Polonya Başbakanı Mateusz Morawiecki, Ukrayna Devlet Başkanı Volodimir Zelenski’yi Birleşmiş Milletler’de tahıl ithalatıyla ilgili ‘siyasi tiyatronun’ Moskova’nın ekmeğine yağ sürdüğünü söylemesinin ardından bir daha asla Polonyalıları ‘aşağılamaması’ konusunda uyardı. Anlaşmazlık Eylül ayında Polonyalı çiftçileri korumak amacıyla Ukrayna’dan tahıl ithalatına kısıtlamalar getirmesiyle başladı.
Polonya’daki Casimir Pulaski Vakfı’nda kıdemli bir araştırmacı olan Robert Pszczel, Al Jazeera’ye yaptığı açıklamada iki ülke arasındaki ‘tatsız söylemlere’ rağmen Ukrayna’ya yönelik kilit stratejik desteğin değişmeyeceğini söyledi.
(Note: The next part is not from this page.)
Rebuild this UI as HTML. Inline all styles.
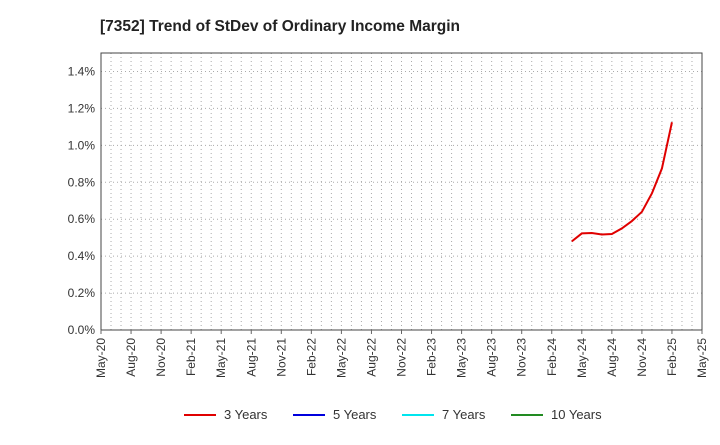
<!DOCTYPE html>
<html><head><meta charset="utf-8"><style>
body{margin:0;background:#fff;font-family:"Liberation Sans",sans-serif}
</style></head><body>
<svg id="c" width="720" height="440" xmlns="http://www.w3.org/2000/svg">
<text x="100" y="31" font-size="15.5" font-weight="bold" fill="#222">[7352]  Trend of StDev of Ordinary Income Margin</text>
</svg>
<script>
const xLabels=["May-20","Aug-20","Nov-20","Feb-21","May-21","Aug-21","Nov-21","Feb-22","May-22","Aug-22","Nov-22","Feb-23","May-23","Aug-23","Nov-23","Feb-24","May-24","Aug-24","Nov-24","Feb-25","May-25"];
const yTicks=[0,0.2,0.4,0.6,0.8,1.0,1.2,1.4];
// months since May-20
const months3=[47,48,49,50,51,52,53,54,55,56,57];
const values3=[0.48,0.523,0.525,0.517,0.52,0.55,0.59,0.64,0.74,0.875,1.125];
const L=101,R=702,T=53,B=330,YMAX=1.5,NM=60;
const xs=m=>L+(R-L)*m/NM, ys=v=>B-(B-T)*v/YMAX;
const svg=document.getElementById('c'),NS="http://www.w3.org/2000/svg";
function el(t,a,p){const e=document.createElementNS(NS,t);for(const k in a)e.setAttribute(k,a[k]);(p||svg).appendChild(e);return e;}
const g=el('g',{});


for(let m=1;m<NM;m++){el('line',{x1:xs(m),x2:xs(m),y1:T,y2:B,stroke:'#aaa','stroke-dasharray':'1,3','stroke-width':1},g);}
yTicks.forEach(v=>{if(v>0)el('line',{x1:L,x2:R,y1:ys(v),y2:ys(v),stroke:'#aaa','stroke-dasharray':'1,3','stroke-width':1},g);
 const t=el('text',{x:L-6,y:ys(v)+4,'text-anchor':'end','font-size':12,fill:'#333'});t.textContent=v.toFixed(1)+'%';
 
 });
const f=el('rect',{x:L,y:T,width:R-L,height:B-T,fill:'none',stroke:'#444'});


xLabels.forEach((s,i)=>{const x=xs(i*3);el('line',{x1:x,x2:x,y1:B,y2:B+4,stroke:'#666'});
 const t=el('text',{x:0,y:0,'text-anchor':'end','font-size':12,fill:'#333',transform:`translate(${x+4},${B+8}) rotate(-90)`});t.textContent=s;
 
 });
const p=el('polyline',{points:months3.map((m,i)=>xs(m)+','+ys(values3[i])).join(' '),fill:'none',stroke:'#e00000','stroke-width':2});


const leg=[["3 Years","#e00000",184],["5 Years","#0000dd",293],["7 Years","#00e5ee",402],["10 Years","#228b22",511]];
leg.forEach(([n,c,x])=>{const lg=el('g',{});
 
 
 el('line',{x1:x,x2:x+32,y1:415,y2:415,stroke:c,'stroke-width':2},lg);
 const t=el('text',{x:x+40,y:419,'font-size':13,fill:'#333'},lg);t.textContent=n;});
</script>
</body></html>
Rusya, Ukrayna’ya ait çok sayıda insansız hava aracını vurduğunu duyururken Ukrayna’nın Batılı müttefikleri mühimmat stoklarının alarm verdiğini duyurdu. Ukrayna’nın Rusya’ya karşı kullandığı mühimmatın çok büyük bir kısmı NATO’dan geliyor. NATO üst düzey askeri yetkililerinden Amerikalı Amiral Rob Bauer, Varşova Güvenlik Forumu’nda yaptığı konuşmada cephanelik için ‘dip görünüyor’ dedi.
Amiral hükümetlerin ve üreticilerin ‘üretimi çok daha yüksek bir tempoda artırmaları’ gerektiğini sözlerine ekledi. Bauer ayrıca Rusya’nın Ukrayna’yı işgalinden önce de mühimmat stoklarının yetersiz olduğunu aktardı. Bauer şöyle konuştu: “Büyük miktarlara ihtiyacımız var. 30 yıl içinde birlikte inşa ettiğimiz ekonomi pek çok şey için uygun. Ancak devam eden bir savaş varken silahlı kuvvetler için uygun değil.”
İngiltere Savunma Bakanı James Heappey de NATO üyelerini, anlaşmaya vardıkları gibi GSYH’lerinin yüzde 2’sini savunmaya harcamaya çağırdı.